Le livre que Laurent Dingli vient de faire paraître pour éclairer le dossier de la vie et de la mort de Louis Renault est l’illustration du travail de vérité auquel le Premier Ministre vient d’appeler les Français. L’intérêt premier de cet ouvrage est sa méthode rigoureuse d’investigation sur un destin rare. Louis Renault ne mérite pas de complaisance. Son génie, son action d’entrepreneur l’ont toujours situé au-dessus des analyses mesquines et des mensonges.
L’auteur décrit la vie d’un homme qui ne méritait pas de devenir un tabou et qu’un excès d’indulgence eut choqué. Au fil des pages, on découvre un inconnu dont le nom est parmi les plus célèbres de notre siècle expirant, car Louis Renault est “du” siècle (23 ans en 1900). Créateur de tout ce qui est mécanique, moteurs d’avions, d’automobiles, de motrices, créateur de tout véhicule requis pour la France en guerre en 1914.

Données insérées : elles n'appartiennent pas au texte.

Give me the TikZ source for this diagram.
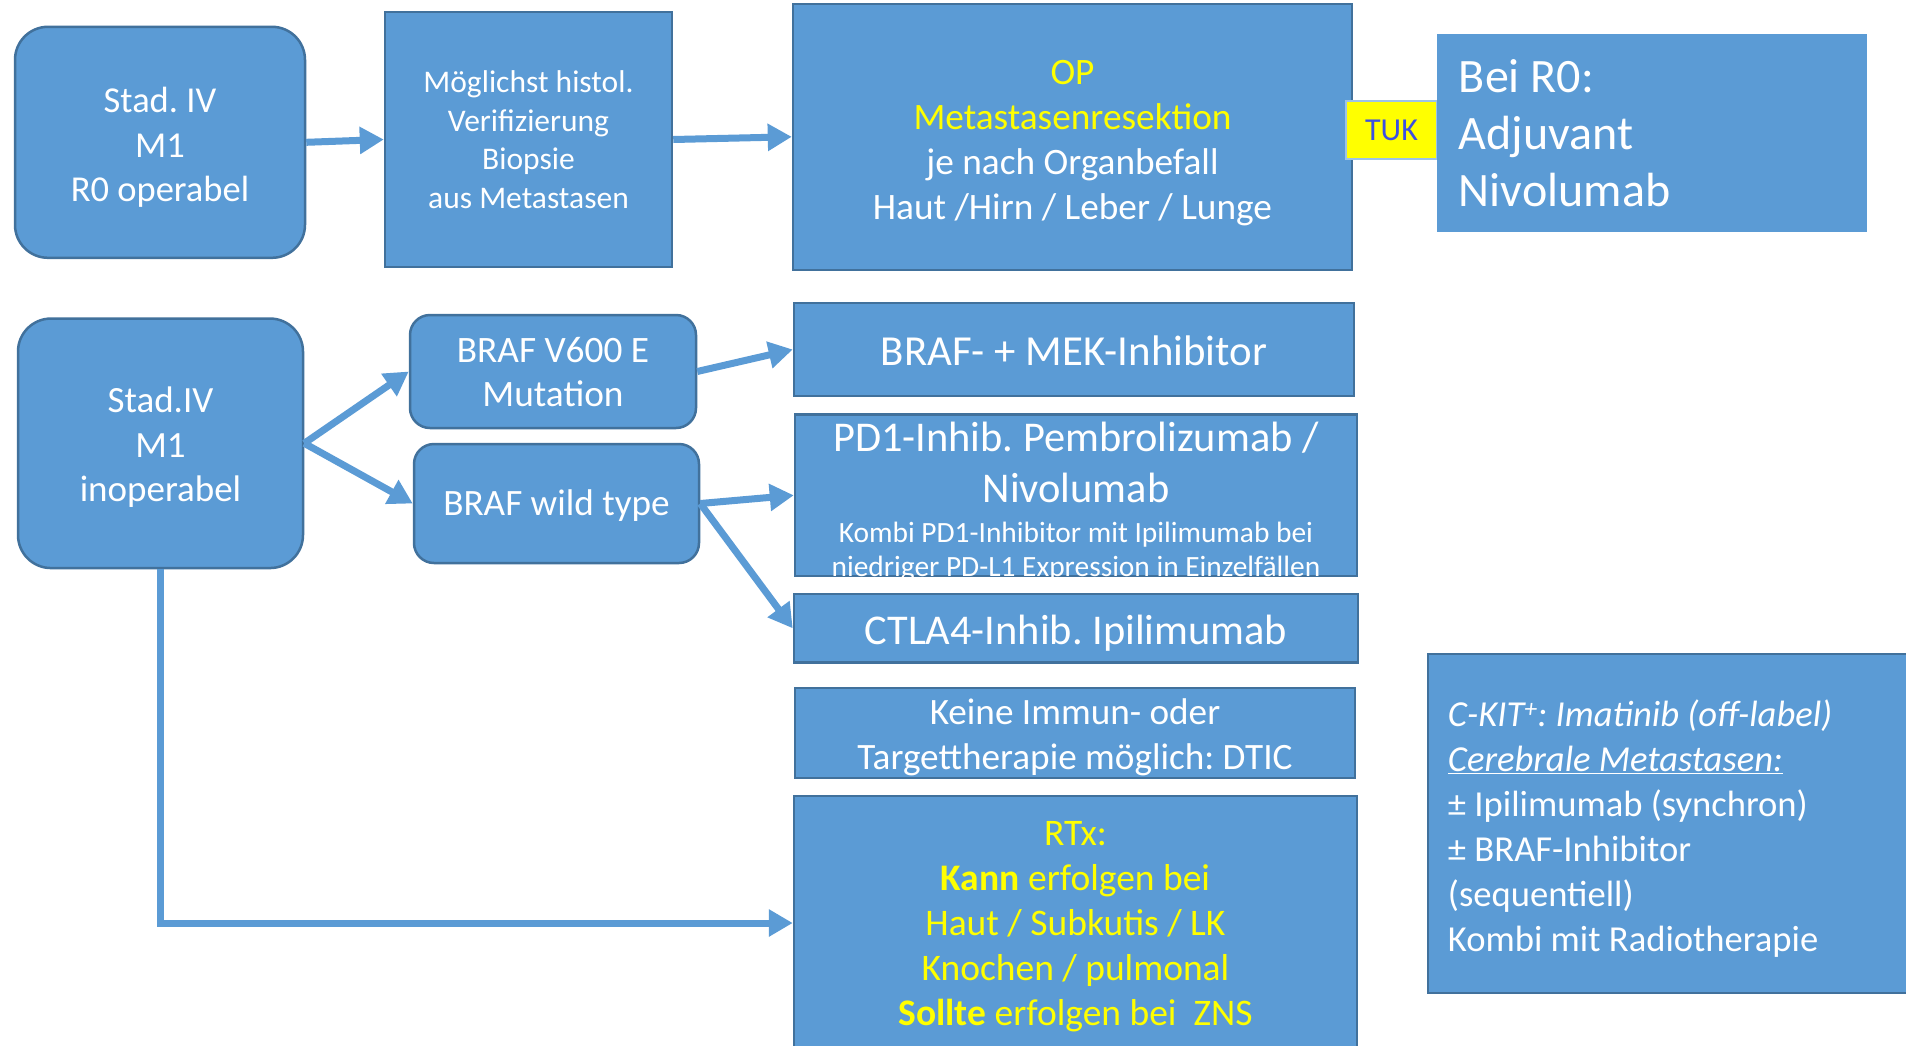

Créateur d’un système de production inspiré du taylorisme, Ford est son idole. Créateur de rapports sociaux dans l’entreprise. Tout n’est pas admirable dans ses créations, dont certaines ont suscité des oppositions. Laurent Dingli excelle a souligner avec probité les défauts autant que les interprétations douteuses des actions, en particulier celles parfois ambiguës de la période 1940-1944. Celles qui collent à l’image du créateur de Billancourt qui ne pouvait gérer seul et sans casse une tourmente qu’il ne maîtrisait pas. Le livre se lit comme un roman, dosage savant des résultats d’une démarche scientifique et de “fatum”.
Il y a du dossier d’avocat étayé, du Simenon et du Shakespeare dans le livre. Ne soyez pas dérouté par la dimension de ‘ouvrage, un grand homme, même discuté, justifiait un ouvrage qui serait aussi grand et peut-être discuté. Ce livre, sérieux et honnête, est celui de la passion, celle de Renault pour la création, celle de Dingli pour le destin de son sujet, et celle que laisse deviner les premières pages de l’introduction.